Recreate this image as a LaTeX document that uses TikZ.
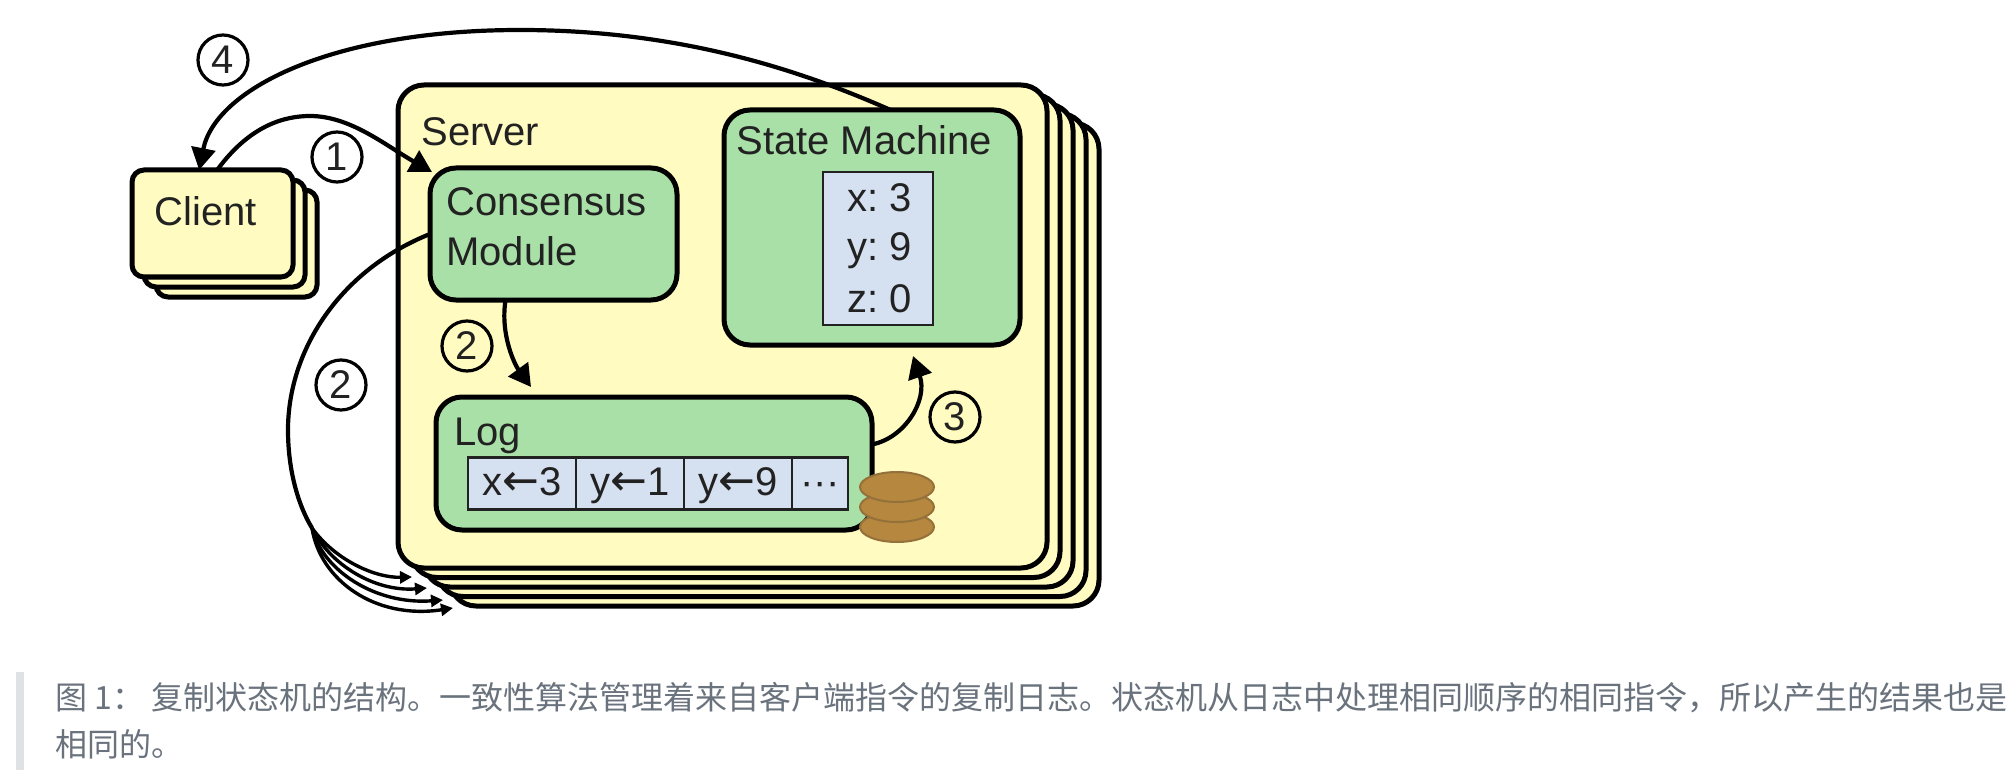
\documentclass[tikz,border=0pt]{standalone}
\usepackage{fontspec}
\setmainfont{Liberation Sans}
\newfontfamily\cjkfont{Noto Sans CJK SC}
\newfontfamily\arrowfont{DejaVu Sans}
\newcommand{\larr}{{\arrowfont\fontsize{22}{22}\selectfont ←}}
\usetikzlibrary{arrows.meta,shapes.geometric}
\definecolor{boxyellow}{HTML}{FFFBC1}
\definecolor{boxgreen}{HTML}{A9E0A7}
\definecolor{cellblue}{HTML}{D5E0F0}
\definecolor{diskbrown}{HTML}{B5873F}
\definecolor{diskedge}{HTML}{94713A}
\definecolor{captiongray}{HTML}{6A737D}
\definecolor{bargray}{HTML}{DFE2E5}
\definecolor{inkblack}{HTML}{222222}
\tikzset{
  box/.style={draw=black,line width=2.5pt,rounded corners=#1,inner sep=0pt,outer sep=0pt},
  box/.default=12pt,
  cell/.style={draw=inkblack,line width=1.3pt,fill=cellblue,inner sep=0pt,outer sep=0pt},
  lbl/.style={font=\fontsize{20}{22}\selectfont,text=inkblack,anchor=base west,inner sep=0pt},
  celltxt/.style={font=\fontsize{20}{22}\selectfont,text=inkblack,anchor=base,inner sep=0pt},
  num/.style={draw=black,circle,line width=1.6pt,minimum size=25pt,inner sep=0pt,font=\fontsize{20}{22}\selectfont,text=inkblack},
  flow/.style={draw=black,line width=2.1pt,-{Triangle[length=11pt,width=12pt]}},
  fine/.style={draw=black,line width=1.7pt,-{Triangle[length=6pt,width=6pt]}},
  disk/.style={ellipse,draw=diskedge,line width=1pt,fill=diskbrown,minimum width=37pt,minimum height=15pt,inner sep=0pt},
  caption/.style={font=\cjkfont\fontsize{16}{20}\selectfont,text=captiongray,anchor=base west,inner sep=0pt}
}
\begin{document}
\begin{tikzpicture}[x=0.5pt,y=-0.5pt]
\useasboundingbox[fill=white] (0,0) rectangle (2012,770);
% client stack
\foreach \i in {2,1}{
  \node[box=6pt,fill=boxyellow,minimum width=80.5pt,minimum height=53.5pt] (client\i) at (212.5+12*\i,223.5+10*\i) {};
}
\node[box=6pt,fill=boxyellow,minimum width=80.5pt,minimum height=53.5pt] (client) at (212.5,223.5) {};
\node[lbl] (clienttxt) at (154,225.5) {Client};
% server stack
\foreach \i in {4,3,2,1}{
  \node[box=13pt,fill=boxyellow,minimum width=324.5pt,minimum height=241.5pt] (server\i) at (722.5+13*\i,326.5+9.5*\i) {};
}
\node[box=13pt,fill=boxyellow,minimum width=324.5pt,minimum height=241.5pt] (server) at (722.5,326.5) {};
\node[lbl] (servertxt) at (421,145.5) {Server};
% consensus module
\node[box=13pt,fill=boxgreen,minimum width=123.5pt,minimum height=66pt] (cons) at (553.5,234) {};
\node[lbl] (constxt) at (446,215.5) {Consensus};
\node[lbl] (modtxt) at (446,265) {Module};
% state machine
\node[box=13pt,fill=boxgreen,minimum width=148pt,minimum height=117.5pt] (sm) at (872,227.5) {};
\node[lbl] (smtxt) at (736,154.5) {State Machine};
\node[cell,minimum width=55pt,minimum height=76.5pt] (state) at (878,248.5) {};
\node[lbl] (sx) at (847,212) {x:\kern-2pt{} 3};
\node[lbl] (sy) at (847,261) {y:\kern-2pt{} 9};
\node[lbl] (sz) at (847,312) {z:\kern-2pt{} 0};
% log
\node[box=13pt,fill=boxgreen,minimum width=218pt,minimum height=66.5pt] (log) at (654,463.5) {};
\node[lbl] (logtxt) at (454,445) {Log};
\node[cell,minimum width=54pt,minimum height=26pt] (c1) at (522,483.5) {};
\node[cell,minimum width=54pt,minimum height=26pt] (c2) at (630,483.5) {};
\node[cell,minimum width=54pt,minimum height=26pt] (c3) at (738,483.5) {};
\node[cell,minimum width=28pt,minimum height=26pt] (c4) at (820,483.5) {};
\node[celltxt] (t1) at (522,495) {x\larr3};
\node[celltxt] (t2) at (630,495) {y\larr1};
\node[celltxt] (t3) at (738,495) {y\larr9};
\node[celltxt] (t4) at (820,495) {···};
% disks
\node[disk] (d3) at (897,527) {};
\node[disk] (d2) at (897,507) {};
\node[disk] (d1) at (897,487) {};
% free ends
\coordinate (tipone) at (432,172);
\coordinate (tiptwo) at (531,387);
\coordinate (tipthree) at (913,356);
\coordinate (split) at (312,528);
\coordinate (ta) at (412,577);
\coordinate (tb) at (427,588);
\coordinate (tc) at (443,600);
\coordinate (td) at (453,608);
% connectors
\draw[flow] (sm.81.7) .. controls (800,70) and (680,30) .. (520,30) .. controls (330,30) and (215,90) .. (client.104);
\draw[flow] (client.85) .. controls (250,125) and (285,116) .. (310,116) .. controls (350,116) and (385,145) .. (tipone);
\draw[flow] (cons.234.3) .. controls (500,335) and (515,365) .. (tiptwo);
\draw[flow] (log.5.1) .. controls (905,438) and (928,400) .. (tipthree);
\draw[black,line width=2.1pt] (cons.west) .. controls (340,270) and (288,350) .. (288,430) .. controls (288,470) and (298,505) .. (split);
\draw[fine] (split) .. controls (335,560) and (375,578) .. (ta);
\draw[fine] (split) .. controls (330,565) and (375,592) .. (tb);
\draw[fine] (split) .. controls (322,570) and (375,605) .. (tc);
\draw[fine] (split) .. controls (320,580) and (375,620) .. (td);
% numbers
\node[num] (n4) at (223,60) {4};
\node[num] (n1) at (337,157) {1};
\node[num] (n2a) at (467,346) {2};
\node[num] (n2b) at (341,385) {2};
\node[num] (n3) at (955,417) {3};
% caption
\fill[bargray] (16,672) rectangle (24,770);
\node[caption] (cap1) at (55,709) {图 1： 复制状态机的结构。一致性算法管理着来自客户端指令的复制日志。状态机从日志中处理相同顺序的相同指令，所以产生的结果也是};
\node[caption] (cap2) at (55,756) {相同的。};
\end{tikzpicture}
\end{document}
******************************
◆ Directive: Leave the images out, please, and restate each line word for word.

◆ Task answer:
Recreate this image as a LaTeX document that uses TikZ.
\documentclass[tikz,border=0pt]{standalone}
\usepackage{fontspec}
\setmainfont{Liberation Sans}
\newfontfamily\cjkfont{Noto Sans CJK SC}
\newfontfamily\arrowfont{DejaVu Sans}
\newcommand{\larr}{{\arrowfont\fontsize{22}{22}\selectfont ←}}
\usetikzlibrary{arrows.meta,shapes.geometric}
\definecolor{boxyellow}{HTML}{FFFBC1}
\definecolor{boxgreen}{HTML}{A9E0A7}
\definecolor{cellblue}{HTML}{D5E0F0}
\definecolor{diskbrown}{HTML}{B5873F}
\definecolor{diskedge}{HTML}{94713A}
\definecolor{captiongray}{HTML}{6A737D}
\definecolor{bargray}{HTML}{DFE2E5}
\definecolor{inkblack}{HTML}{222222}
\tikzset{
  box/.style={draw=black,line width=2.5pt,rounded corners=#1,inner sep=0pt,outer sep=0pt},
  box/.default=12pt,
  cell/.style={draw=inkblack,line width=1.3pt,fill=cellblue,inner sep=0pt,outer sep=0pt},
  lbl/.style={font=\fontsize{20}{22}\selectfont,text=inkblack,anchor=base west,inner sep=0pt},
  celltxt/.style={font=\fontsize{20}{22}\selectfont,text=inkblack,anchor=base,inner sep=0pt},
  num/.style={draw=black,circle,line width=1.6pt,minimum size=25pt,inner sep=0pt,font=\fontsize{20}{22}\selectfont,text=inkblack},
  flow/.style={draw=black,line width=2.1pt,-{Triangle[length=11pt,width=12pt]}},
  fine/.style={draw=black,line width=1.7pt,-{Triangle[length=6pt,width=6pt]}},
  disk/.style={ellipse,draw=diskedge,line width=1pt,fill=diskbrown,minimum width=37pt,minimum height=15pt,inner sep=0pt},
  caption/.style={font=\cjkfont\fontsize{16}{20}\selectfont,text=captiongray,anchor=base west,inner sep=0pt}
}
\begin{document}
\begin{tikzpicture}[x=0.5pt,y=-0.5pt]
\useasboundingbox[fill=white] (0,0) rectangle (2012,770);
% client stack
\foreach \i in {2,1}{
  \node[box=6pt,fill=boxyellow,minimum width=80.5pt,minimum height=53.5pt] (client\i) at (212.5+12*\i,223.5+10*\i) {};
}
\node[box=6pt,fill=boxyellow,minimum width=80.5pt,minimum height=53.5pt] (client) at (212.5,223.5) {};
\node[lbl] (clienttxt) at (154,225.5) {Client};
% server stack
\foreach \i in {4,3,2,1}{
  \node[box=13pt,fill=boxyellow,minimum width=324.5pt,minimum height=241.5pt] (server\i) at (722.5+13*\i,326.5+9.5*\i) {};
}
\node[box=13pt,fill=boxyellow,minimum width=324.5pt,minimum height=241.5pt] (server) at (722.5,326.5) {};
\node[lbl] (servertxt) at (421,145.5) {Server};
% consensus module
\node[box=13pt,fill=boxgreen,minimum width=123.5pt,minimum height=66pt] (cons) at (553.5,234) {};
\node[lbl] (constxt) at (446,215.5) {Consensus};
\node[lbl] (modtxt) at (446,265) {Module};
% state machine
\node[box=13pt,fill=boxgreen,minimum width=148pt,minimum height=117.5pt] (sm) at (872,227.5) {};
\node[lbl] (smtxt) at (736,154.5) {State Machine};
\node[cell,minimum width=55pt,minimum height=76.5pt] (state) at (878,248.5) {};
\node[lbl] (sx) at (847,212) {x:\kern-2pt{} 3};
\node[lbl] (sy) at (847,261) {y:\kern-2pt{} 9};
\node[lbl] (sz) at (847,312) {z:\kern-2pt{} 0};
% log
\node[box=13pt,fill=boxgreen,minimum width=218pt,minimum height=66.5pt] (log) at (654,463.5) {};
\node[lbl] (logtxt) at (454,445) {Log};
\node[cell,minimum width=54pt,minimum height=26pt] (c1) at (522,483.5) {};
\node[cell,minimum width=54pt,minimum height=26pt] (c2) at (630,483.5) {};
\node[cell,minimum width=54pt,minimum height=26pt] (c3) at (738,483.5) {};
\node[cell,minimum width=28pt,minimum height=26pt] (c4) at (820,483.5) {};
\node[celltxt] (t1) at (522,495) {x\larr3};
\node[celltxt] (t2) at (630,495) {y\larr1};
\node[celltxt] (t3) at (738,495) {y\larr9};
\node[celltxt] (t4) at (820,495) {···};
% disks
\node[disk] (d3) at (897,527) {};
\node[disk] (d2) at (897,507) {};
\node[disk] (d1) at (897,487) {};
% free ends
\coordinate (tipone) at (432,172);
\coordinate (tiptwo) at (531,387);
\coordinate (tipthree) at (913,356);
\coordinate (split) at (312,528);
\coordinate (ta) at (412,577);
\coordinate (tb) at (427,588);
\coordinate (tc) at (443,600);
\coordinate (td) at (453,608);
% connectors
\draw[flow] (sm.81.7) .. controls (800,70) and (680,30) .. (520,30) .. controls (330,30) and (215,90) .. (client.104);
\draw[flow] (client.85) .. controls (250,125) and (285,116) .. (310,116) .. controls (350,116) and (385,145) .. (tipone);
\draw[flow] (cons.234.3) .. controls (500,335) and (515,365) .. (tiptwo);
\draw[flow] (log.5.1) .. controls (905,438) and (928,400) .. (tipthree);
\draw[black,line width=2.1pt] (cons.west) .. controls (340,270) and (288,350) .. (288,430) .. controls (288,470) and (298,505) .. (split);
\draw[fine] (split) .. controls (335,560) and (375,578) .. (ta);
\draw[fine] (split) .. controls (330,565) and (375,592) .. (tb);
\draw[fine] (split) .. controls (322,570) and (375,605) .. (tc);
\draw[fine] (split) .. controls (320,580) and (375,620) .. (td);
% numbers
\node[num] (n4) at (223,60) {4};
\node[num] (n1) at (337,157) {1};
\node[num] (n2a) at (467,346) {2};
\node[num] (n2b) at (341,385) {2};
\node[num] (n3) at (955,417) {3};
% caption
\fill[bargray] (16,672) rectangle (24,770);
\node[caption] (cap1) at (55,709) {图 1： 复制状态机的结构。一致性算法管理着来自客户端指令的复制日志。状态机从日志中处理相同顺序的相同指令，所以产生的结果也是};
\node[caption] (cap2) at (55,756) {相同的。};
\end{tikzpicture}
\end{document}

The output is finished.